Nigeria (Security threat level – 5): As of 26 October 2020, unrest continues across parts of Nigeria. Security personnel are struggling to prevent individuals from looting government warehouses and politicians’ private homes. These individuals are looting food stockpiles reportedly intended for COVID-19 relief, although never distributed. Reports indicate that police officers in the capital Abuja fired live ammunition into the air and deployed tear gas to prevent residents from entering one such warehouse. In Calabar, individuals raided the homes of local politicians perceived to contain such relief stockpiles. Meanwhile, authorities continue to adjust curfew measures. Authorities in Kwara state imposed a lockdown in the Ilorin metropolis due to reports of looting, while officials in Adamawa state imposed a 24-hour curfew across the entire state.

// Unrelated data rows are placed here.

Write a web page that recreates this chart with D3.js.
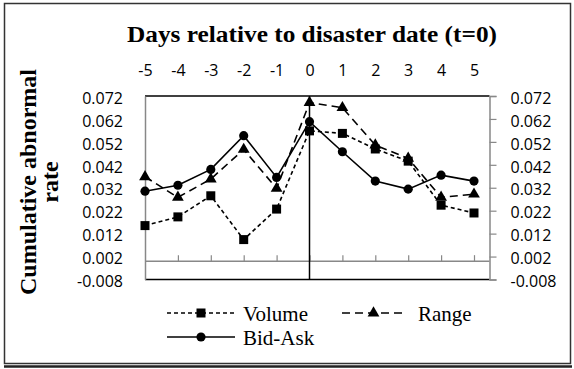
<!DOCTYPE html>
<html>
<head>
<meta charset="utf-8">
<script src="https://cdn.jsdelivr.net/npm/d3@7"></script>
<style>
  html, body { margin: 0; padding: 0; background: #fff; }
  svg { display: block; }
</style>
</head>
<body>
<svg id="chart" width="574" height="369"></svg>
<script>
// Event window (days relative to the disaster date)
const days = [-5, -4, -3, -2, -1, 0, 1, 2, 3, 4, 5];

// Cumulative abnormal rates per measure
const volume = [0.0155, 0.0193, 0.0285, 0.0094, 0.0227, 0.0568, 0.0557, 0.0489, 0.0436, 0.0244, 0.0210];
const range  = [0.0368, 0.0278, 0.0358, 0.0487, 0.0317, 0.0691, 0.0669, 0.0506, 0.0448, 0.0278, 0.0292];
const bidAsk = [0.0305, 0.0331, 0.0400, 0.0547, 0.0365, 0.0608, 0.0477, 0.0349, 0.0314, 0.0375, 0.0349];

// Value-axis ticks
const yTicks = [-0.008, 0.002, 0.012, 0.022, 0.032, 0.042, 0.052, 0.062, 0.072];

const svg = d3.select("#chart");
const serif = "'Liberation Serif', 'Times New Roman', serif";
const sans = "'Open Sans', 'Noto Sans', sans-serif";

// Number formats using a plain hyphen for negatives
const locale = d3.formatLocale({ decimal: ".", thousands: ",", grouping: [3], currency: ["", ""], minus: "-" });
const fmtRate = locale.format(".3f");
const fmtDay = locale.format("d");

// Plot frame
const plotL = 145, plotR = 489.5, plotT = 96, plotB = 279.5;

const x = d3.scaleLinear().domain([-5, 5]).range([145, 474]);
const y = d3.scaleLinear().domain([-0.008, 0.072]).range([plotB, plotT]);

// Outer chart border with bottom shadow
svg.append("rect")
  .attr("x", 4.5).attr("y", 3.5).attr("width", 566).attr("height", 360)
  .attr("fill", "none").attr("stroke", "#333").attr("stroke-width", 1.5);
svg.append("line")
  .attr("x1", 4).attr("x2", 572).attr("y1", 366.5).attr("y2", 366.5)
  .attr("stroke", "#222").attr("stroke-width", 2.5);

// Title
svg.append("text")
  .attr("x", 312).attr("y", 42)
  .attr("text-anchor", "middle")
  .attr("font-family", serif).attr("font-weight", "bold").attr("font-size", 24)
  .attr("textLength", 370).attr("lengthAdjust", "spacingAndGlyphs")
  .text("Days relative to disaster date (t=0)");

// Value-axis title (two lines, rotated)
const yTitle = svg.append("text")
  .attr("transform", "translate(0,182) rotate(-90)")
  .attr("text-anchor", "middle")
  .attr("font-family", serif).attr("font-weight", "bold").attr("font-size", 24);
yTitle.append("tspan").attr("x", 0).attr("y", 36).text("Cumulative abnormal");
yTitle.append("tspan").attr("x", 0).attr("y", 58).text("rate");

// Top and bottom edges of the plot area
svg.append("line").attr("x1", plotL).attr("x2", plotR).attr("y1", plotT).attr("y2", plotT)
  .attr("stroke", "#000").attr("stroke-width", 1.5);
svg.append("line").attr("x1", plotL).attr("x2", plotR).attr("y1", plotB).attr("y2", plotB)
  .attr("stroke", "#000").attr("stroke-width", 1.5);

// Left value axis
const gLeft = svg.append("g").attr("transform", `translate(${plotL},0)`)
  .call(d3.axisLeft(y).tickValues(yTicks).tickSize(0).tickPadding(22).tickFormat(fmtRate));
// Right value axis
const gRight = svg.append("g").attr("transform", `translate(${plotR},0)`)
  .call(d3.axisRight(y).tickValues(yTicks).tickSize(7).tickPadding(14).tickFormat(fmtRate));
[gLeft, gRight].forEach(g => {
  g.select(".domain").attr("stroke", "#888").attr("stroke-width", 1.5);
  g.selectAll(".tick line").attr("stroke", "#888").attr("stroke-width", 1.2);
  g.selectAll(".tick text").attr("font-family", sans).attr("font-size", 16).attr("fill", "#000").attr("dy", "0.45em");
});

// Category axis line at zero with upward tick marks
svg.append("line").attr("x1", plotL).attr("x2", plotR).attr("y1", y(0)).attr("y2", y(0))
  .attr("stroke", "#888").attr("stroke-width", 1.5);
const gTicks = svg.append("g").attr("transform", `translate(0,${y(0)})`)
  .call(d3.axisTop(x).tickValues(days.slice(1)).tickSize(6).tickFormat(""));
gTicks.select(".domain").remove();
gTicks.selectAll(".tick line").attr("stroke", "#888").attr("stroke-width", 1.2);

// Category labels along the top
const gTop = svg.append("g").attr("transform", "translate(0,76)")
  .call(d3.axisTop(x).tickValues(days).tickSize(0).tickPadding(0).tickFormat(fmtDay));
gTop.select(".domain").remove();
gTop.selectAll(".tick text").attr("font-family", sans).attr("font-size", 16).attr("fill", "#000").attr("dy", "0");

// Vertical line at t = 0
svg.append("line").attr("x1", x(0)).attr("x2", x(0)).attr("y1", plotT).attr("y2", plotB)
  .attr("stroke", "#000").attr("stroke-width", 1.5);

// Series
const series = [
  { name: "Volume", values: volume, dash: "4,3", marker: "square" },
  { name: "Range", values: range, dash: "8,5", marker: "triangle" },
  { name: "Bid-Ask", values: bidAsk, dash: null, marker: "circle" }
];

const line = d3.line().x((d, i) => x(days[i])).y(d => y(d));
const symbolFor = {
  square: d3.symbol().type(d3.symbolSquare).size(81),
  triangle: d3.symbol().type(d3.symbolTriangle).size(60),
  circle: d3.symbol().type(d3.symbolCircle).size(66)
};

series.forEach(s => {
  svg.append("path")
    .attr("d", line(s.values))
    .attr("fill", "none").attr("stroke", "#000").attr("stroke-width", 1.6)
    .attr("stroke-dasharray", s.dash);
  svg.append("g").selectAll("path")
    .data(s.values).join("path")
    .attr("transform", (d, i) => `translate(${x(days[i])},${y(d)})`)
    .attr("d", symbolFor[s.marker]())
    .attr("fill", "#000");
});

// Legend
const legendItems = [
  { s: series[0], x0: 167, x1: 235, y: 313, tx: 243 },
  { s: series[1], x0: 342, x1: 405, y: 313, tx: 418 },
  { s: series[2], x0: 167, x1: 235, y: 337, tx: 243 }
];
legendItems.forEach(it => {
  svg.append("line").attr("x1", it.x0).attr("x2", it.x1).attr("y1", it.y).attr("y2", it.y)
    .attr("stroke", "#000").attr("stroke-width", 1.6).attr("stroke-dasharray", it.s.dash);
  svg.append("path")
    .attr("transform", `translate(${(it.x0 + it.x1) / 2},${it.y})`)
    .attr("d", symbolFor[it.s.marker]())
    .attr("fill", "#000");
  svg.append("text").attr("x", it.tx).attr("y", it.y + 8)
    .attr("font-family", serif).attr("font-size", 21).text(it.s.name);
});
</script>
</body>
</html>
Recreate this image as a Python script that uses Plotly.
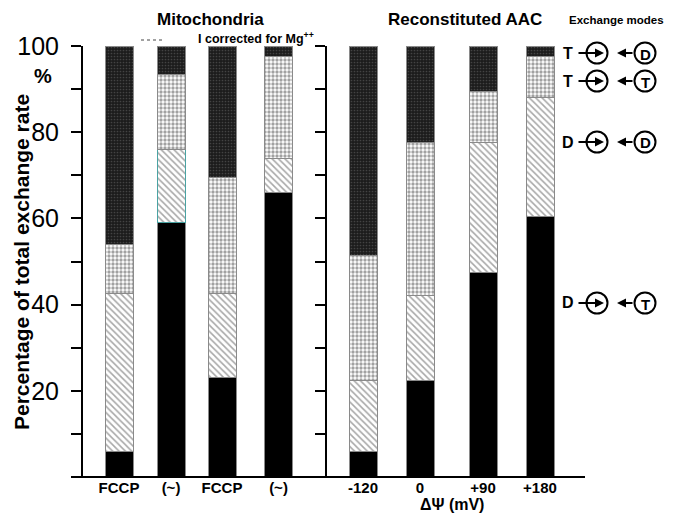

Elsewhere in Nigeria, unidentified gunmen attacked Lingyado village in the Maru Local government area — which is located in Zamfara state approximately 390 km (240 mi) north-northwest of Abuja — and kidnapped the district head and four others. Security personnel stationed nearby managed to avert additional kidnappings. Authorities are currently searching for the abductees. The gunmen have not been identified. Authorities recently deployed additional security personnel to Zamfara state amid a rise in bandit activity.
Côte d’Ivoire (Security threat level – 4): On 25 October 2020, the U.S. Embassy in Abidjan issued a Demonstration Alert that reads in part as follows: “There have been calls for escalated acts of civil disobedience — including road blockages, traffic disruptions, and demonstrations — to take place throughout Cote d’Ivoire starting on Monday, October 26. The U.S. Embassy recommends U.S. citizens avoid large crowds and remain vigilant.”
Jordan (Security threat level – 3): On 25 October 2020, the U.K. Foreign, Commonwealth and Development Office (FCDO) issued an update to its travel advice for Jordan, which reads in part as follows: “As part of measures announced by the Government on 22 October, a curfew will be in place every Thursday 11pm to Saturday 6am until the end of the year, across Jordan. The timings can change and be announced at short notice. You should adhere to the curfew. You are not permitted to leave your accommodation during the curfew.”
Oman (Security threat level – 2): On 26 October 2020, the U.K. Foreign, Commonwealth and Development Office (FCDO) issued updated travel advice for Oman, which reads in part as follows: “If you are staying in Oman for more than 7 days, you will also be required (if you are over the age of 15) to wear a tracking bracelet for the period of your self-isolation. There is a charge (also payable through the Tarassud+ application) of 6 Omani Riyals for the bracelet, and you may be charged a small additional fee to have the bracelet removed.”